AMED - Nisêbîn’de sokağa çıkma yasağı sürecinde yaşamını yitiren Recep Çakır’ın cenazesi 5 yıldır ailesine verilmedi. Abdurrahman Çakır, tek isteklerinin kardeşine ait bir mezar taşının olması olduğunu belirtti.
Mêrdîn’in Nisêbîn (Nusaybin) ilçesinde 2016 yılında ilan edilen sokağa çıkma yasakları sürecinde yaşamını Yekîneyên Parastina Sivîl (Sivil Savunma Birlikleri/YPS) üyesi Recep Çakır’ın (Argeş Pîran) cenazesi, 7 yıldır ailesine verilmedi. Amed'in Pîran (Dicle) ilçesinde yaşayan Çakır'ın ailesi, çocuklarının yasak sürecinde hayatını kaybettiğini 2018 yılında öğrendi. Çakır ailesi, bunun üzerine 8 Ekim 2018 tarihinde "kişi hürriyetinden yoksun bırakmak" suçlamasıyla Nusaybin Cumhuriyet Başsavcılığı'na suç duyurusunda bulundu. Ailenin suç duyurusu dilekçesinde, ayrıca cenazesinin kendilerine teslim edilmesi talebi yer aldı. Aile, cenaze için ayrıca kan örneği verdi.
CENAZE TALEBİNE YANIT YOK
Ailenin verdiği kan örneği İstanbul Adli Tıp Kurumu'na (ATK) gönderildi. ATK'den 26 Kasım 2018'de gelen yanıtta, verilen kan örneğinin İlçe Devlet Hastanesi'nde bulunan kemik örneklerinden birisiyle yüzde 99,99 oranında uyuştuğu belirtildi. Savcı, 18 Aralık 2019'da Çakır ailesinin şikayetine dair "kovuşturmaya yer olmadığına" dair karar verdi. Söz konusu kararda, cenazenin aileye verilmesi talebine dair herhangi bir ibareye yer verilmedi.
ANNE VE BABANIN SON DİLEĞİ
Konuya dair görüştüğümüz Çakır’ın ağabeyi Abdurrahman Çakır, cenazenin kendilerine verilmemesine tepki gösterdi. Çakır, "Bu kararla aileyi mi cezalandırmak istiyorlar? Sonuçta yaşamını yitirmiş bir kişidir. Defin etme hakkımız var" dedi. Cenazenin kendilerine verilmemesi konusunun her akıllarına geldiğinde aynı acıyı tekrar tekrar yaşadıklarını belirten Çakır, "Cenazenin nerede olduğunu bilmiyoruz. Cenazeyi alamadığımız için de taziye kurmadık.
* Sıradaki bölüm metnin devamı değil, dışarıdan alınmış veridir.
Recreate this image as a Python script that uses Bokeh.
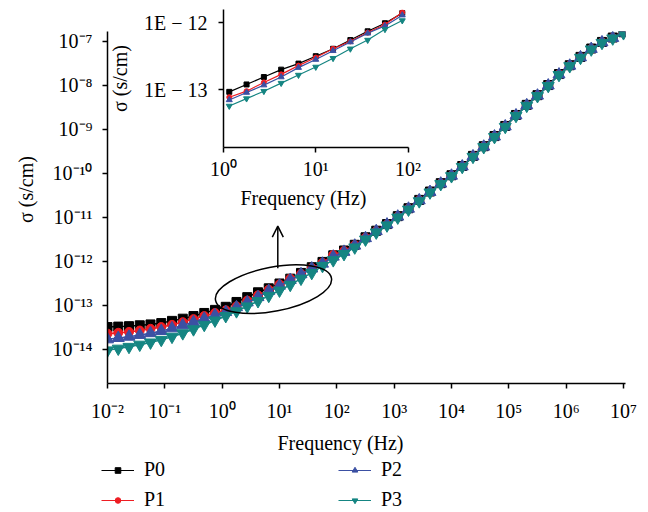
from math import pi
from bokeh.plotting import figure
from bokeh.layouts import column
from bokeh.models import (ColumnDataSource, FixedTicker, CustomJSTickFormatter, Label,
                          Legend, LegendItem, Arrow, OpenHead, GridBox)
from bokeh.embed import file_html
from bokeh.resources import INLINE

FONT = "Liberation Serif"
FS = "20px"
W, H = 648, 512

# ---------------- data ----------------
freq_hz = [1.000e7, 6.494e6, 4.217e6, 2.738e6, 1.778e6, 1.155e6, 7.499e5, 4.870e5, 3.162e5,
           2.054e5, 1.334e5, 8.660e4, 5.623e4, 3.652e4, 2.371e4, 1.540e4, 1.000e4, 6494.0,
           4217.0, 2738.0, 1778.0, 1155.0, 749.9, 487.0, 316.2, 205.4, 133.4, 86.60, 56.23,
           36.52, 23.71, 15.40, 10.00, 6.494, 4.217, 2.738, 1.778, 1.155, 0.7499, 0.4870,
           0.3162, 0.2054, 0.1334, 0.08660, 0.05623, 0.03652, 0.02371, 0.01540, 0.01000]

# log10 of conductivity sigma (s/cm)
p0_log_sigma = [-6.79, -6.91, -7.01, -7.16, -7.35, -7.54, -7.74, -7.99, -8.22, -8.44, -8.67,
                -8.92, -9.15, -9.38, -9.60, -9.83, -10.04, -10.22, -10.41, -10.60, -10.79,
                -10.97, -11.15, -11.30, -11.45, -11.62, -11.75,
                -11.86, -12.01, -12.13, -12.26, -12.39, -12.50, -12.61, -12.70, -12.81, -12.92,
                -13.03,
                -13.10, -13.17, -13.24, -13.30, -13.35, -13.40, -13.43, -13.45, -13.47, -13.48,
                -13.49]
p1_log_sigma = [-6.80, -6.92, -7.02, -7.17, -7.36, -7.55, -7.75, -8.00, -8.23, -8.45, -8.68,
                -8.93, -9.16, -9.39, -9.61, -9.84, -10.05, -10.23, -10.42, -10.61, -10.80,
                -10.98, -11.16, -11.31, -11.46, -11.63, -11.76,
                -11.85, -12.03, -12.15, -12.28, -12.39, -12.52, -12.64, -12.77, -12.89, -13.02,
                -13.11,
                -13.17, -13.24, -13.31, -13.38, -13.44, -13.49, -13.53, -13.57, -13.60, -13.62,
                -13.64]
p2_log_sigma = [-6.80, -6.92, -7.02, -7.17, -7.36, -7.55, -7.75, -8.00, -8.23, -8.45, -8.68,
                -8.93, -9.16, -9.39, -9.61, -9.84, -10.05, -10.23, -10.42, -10.61, -10.80,
                -10.98, -11.16, -11.31, -11.47, -11.64, -11.78,
                -11.89, -12.05, -12.16, -12.29, -12.42, -12.55, -12.67, -12.81, -12.93, -13.04,
                -13.15,
                -13.22, -13.30, -13.38, -13.45, -13.52, -13.58, -13.63, -13.67, -13.71, -13.74,
                -13.77]
p3_log_sigma = [-6.81, -6.93, -7.03, -7.18, -7.37, -7.56, -7.76, -8.01, -8.24, -8.46, -8.69,
                -8.94, -9.17, -9.40, -9.62, -9.85, -10.06, -10.24, -10.43, -10.63, -10.82,
                -11.00, -11.18, -11.34, -11.50, -11.68, -11.83,
                -11.97, -12.10, -12.26, -12.39, -12.53, -12.66, -12.78, -12.90, -13.02, -13.13,
                -13.24,
                -13.34, -13.44, -13.54, -13.63, -13.71, -13.78, -13.84, -13.89, -13.94, -13.98,
                -14.02]

series_names = ["P0", "P1", "P2", "P3"]
series_logs = [p0_log_sigma, p1_log_sigma, p2_log_sigma, p3_log_sigma]
series_colors = ["#000000", "#ee1d23", "#3b50a3", "#158582"]
series_markers = ["square", "circle", "triangle", "inverted_triangle"]
main_marker_sizes = [9, 9, 12, 12]
inset_marker_sizes = [5, 5, 6, 6]

main_x_ticks = [1e-2, 1e-1, 1e0, 1e1, 1e2, 1e3, 1e4, 1e5, 1e6, 1e7]
main_y_ticks = [1e-14, 1e-13, 1e-12, 1e-11, 1e-10, 1e-9, 1e-8, 1e-7]
inset_x_ticks = [1e0, 1e1, 1e2]
inset_y_ticks = [1e-13, 1e-12]
inset_f_min, inset_f_max = 1.0, 100.0

x_title = "Frequency (Hz)"
y_title = "σ (s/cm)"

SUP_JS = """
const sup = {'-':'\u207b','0':'\u2070','1':'\u00b9','2':'\u00b2','3':'\u00b3','4':'\u2074',
             '5':'\u2075','6':'\u2076','7':'\u2077','8':'\u2078','9':'\u2079'};
const e = Math.round(Math.log10(tick));
return '10' + String(e).split('').map(c => sup[c]).join('');
"""
E_JS = """
const e = Math.round(Math.log10(tick));
return '1E \u2212 ' + String(-e);
"""


def style_axis(ax, standoff):
    ax.axis_line_width = 1.5
    ax.axis_line_color = "black"
    ax.major_tick_line_width = 1.5
    ax.major_tick_line_color = "black"
    ax.major_tick_in = 0
    ax.major_tick_out = 5
    ax.minor_tick_line_color = None
    ax.major_label_text_font = FONT
    ax.major_label_text_font_size = FS
    ax.major_label_text_color = "black"
    ax.major_label_standoff = standoff


def bare(fig):
    fig.background_fill_color = None
    fig.border_fill_color = None
    fig.outline_line_color = None


# ---------------- main figure ----------------
p = figure(width=W, height=H, x_axis_type="log", y_axis_type="log",
           x_range=(1e-2, 10 ** 7.035), y_range=(10 ** -14.773, 10 ** -6.773),
           output_backend="svg", toolbar_location=None,
           min_border_left=107, min_border_right=23, min_border_top=31, min_border_bottom=129)
p.outline_line_color = None
p.xgrid.visible = False
p.ygrid.visible = False
style_axis(p.xaxis[0], 11)
style_axis(p.yaxis[0], 10)
p.xaxis[0].ticker = FixedTicker(ticks=main_x_ticks)
p.yaxis[0].ticker = FixedTicker(ticks=main_y_ticks)
p.xaxis[0].formatter = CustomJSTickFormatter(code=SUP_JS)
p.yaxis[0].formatter = CustomJSTickFormatter(code=SUP_JS)

sources = []
for name, logs, color, marker, msize in zip(series_names, series_logs, series_colors,
                                            series_markers, main_marker_sizes):
    src = ColumnDataSource(dict(f=freq_hz, s=[10 ** v for v in logs]))
    sources.append(src)
    p.line("f", "s", source=src, line_color=color, line_width=1.5)
    p.scatter("f", "s", source=src, marker=marker, size=msize,
              fill_color=color, line_color=color)

# highlight ellipse and arrow pointing to the inset
ellipse_center = (7.86, 2.35e-13)
p.ellipse(x=[ellipse_center[0]], y=[ellipse_center[1]], width=118, height=44, angle=0.19,
          width_units="screen", height_units="screen",
          fill_color=None, line_color="black", line_width=1.5)
p.add_layout(Arrow(end=OpenHead(size=11, line_width=1.5, line_color="black"),
                   x_start=9.34, y_start=7.05e-13, x_end=9.34, y_end=6.34e-12,
                   line_width=1.5, line_color="black"))

# ---------------- inset figure ----------------
q = figure(width=W, height=H, x_axis_type="log", y_axis_type="log",
           x_range=(1.0, 10 ** 2.005), y_range=(10 ** -13.857, 10 ** -11.806),
           output_backend="svg", toolbar_location=None,
           min_border_left=223, min_border_right=240, min_border_top=9, min_border_bottom=365)
bare(q)
q.xgrid.visible = False
q.ygrid.visible = False
style_axis(q.xaxis[0], 5)
style_axis(q.yaxis[0], 11)
q.xaxis[0].ticker = FixedTicker(ticks=inset_x_ticks)
q.yaxis[0].ticker = FixedTicker(ticks=inset_y_ticks)
q.xaxis[0].formatter = CustomJSTickFormatter(code=SUP_JS)
q.yaxis[0].formatter = CustomJSTickFormatter(code=E_JS)
q.yaxis[0].axis_label = y_title
q.yaxis[0].axis_label_text_font = FONT
q.yaxis[0].axis_label_text_font_size = FS
q.yaxis[0].axis_label_text_font_style = "normal"
q.yaxis[0].axis_label_text_color = "black"
q.yaxis[0].axis_label_standoff = 10

for name, logs, color, marker, msize in zip(series_names, series_logs, series_colors,
                                            series_markers, inset_marker_sizes):
    sel = [(f, 10 ** v) for f, v in zip(freq_hz, logs) if inset_f_min <= f <= inset_f_max]
    src = ColumnDataSource(dict(f=[a for a, b in sel], s=[b for a, b in sel]))
    q.line("f", "s", source=src, line_color=color, line_width=1.2)
    q.scatter("f", "s", source=src, marker=marker, size=msize,
              fill_color=color, line_color=color)

# ---------------- overlay for titles and legend (frame = whole canvas) ----------------
r = figure(width=W, height=H, x_range=(0, 1), y_range=(1, 2),
           x_axis_location=None, y_axis_location=None,
           output_backend="svg", toolbar_location=None,
           min_border_left=0, min_border_right=0, min_border_top=0, min_border_bottom=0)
bare(r)
r.xgrid.visible = False
r.ygrid.visible = False

items = []
for name, src, color, marker in zip(series_names, sources, series_colors, series_markers):
    # same data as the main plot; this canvas' y range (1..2) keeps them out of view
    lr = r.line("f", "s", source=src, line_color=color, line_width=1.2)
    sr = r.scatter("f", "s", source=src, marker=marker, size=6,
                   fill_color=color, line_color=color)
    items.append(LegendItem(label=name, renderers=[lr, sr]))

legend = Legend(items=items, location=(101, 1), orientation="vertical", nrows=2,
                glyph_width=33, glyph_height=14, label_height=20, label_width=187,
                label_standoff=10, spacing=7, padding=0, margin=0,
                border_line_color=None, background_fill_alpha=0,
                label_text_font=FONT, label_text_font_size=FS, label_text_color="black")
r.add_layout(legend)

r.add_layout(Label(x=340, y=H - 442, x_units="screen", y_units="screen", text=x_title,
                   text_align="center", text_baseline="middle", text_color="black",
                   text_font=FONT, text_font_size=FS))
r.add_layout(Label(x=25, y=H - 189, x_units="screen", y_units="screen", text=y_title,
                   angle=pi / 2, text_align="center", text_baseline="middle",
                   text_color="black", text_font=FONT, text_font_size=FS))
r.add_layout(Label(x=303, y=H - 197, x_units="screen", y_units="screen", text=x_title,
                   text_align="center", text_baseline="middle", text_color="black",
                   text_font=FONT, text_font_size=FS))

layout = GridBox(children=[(column(p), 0, 0), (column(q), 0, 0), (column(r), 0, 0)])

open("out.html", "w").write(file_html(layout, INLINE))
Cenazenin nerede olduğunu bilseydik, ona ait bir mezar taşının olduğunu bilirdik" şeklinde konuştu.
Abdurrahman Çakır
Babasını kanser hastası olduğunu ve annesinin de sağlık sorunları yaşadığına dikkati çeken Çakır, "Ölmeden önce çocuklarına ait bir mezar taşının olmasını istiyor, mezarı başında bir dua okumak istiyorlar. Bu nedenle hep gelecek bir haberi bekliyorlar. Annem sürekli kardeşimin cenazesini soruyor. Annemi ikna edecek bir cevap veremiyoruz. Babam da kardeşimin yaşamını yitirdiğine ikna olmamış. Her ikisinin de son dilekleri mezarı başında bir dua okumaktır” diye belirtti.
‘ARAYIŞIMIZ SÜRECEK’
Tüm inançlarda ölülerin gömülme hakkını olduğunu söyleyen Çakır, şunları söyledi: "Ancak bunlar cenazelerimizi vermiyorlar. Cenazeyi vermeyerek, aileyi cezalandırıp, zulüm ediyorsun. Kardeşimin cenazesini almak için arayışımız sürecek. Gerekirse Avrupa İnsan Hakları Mahkemesi'ne (AİHM) kadar gideceğiz.”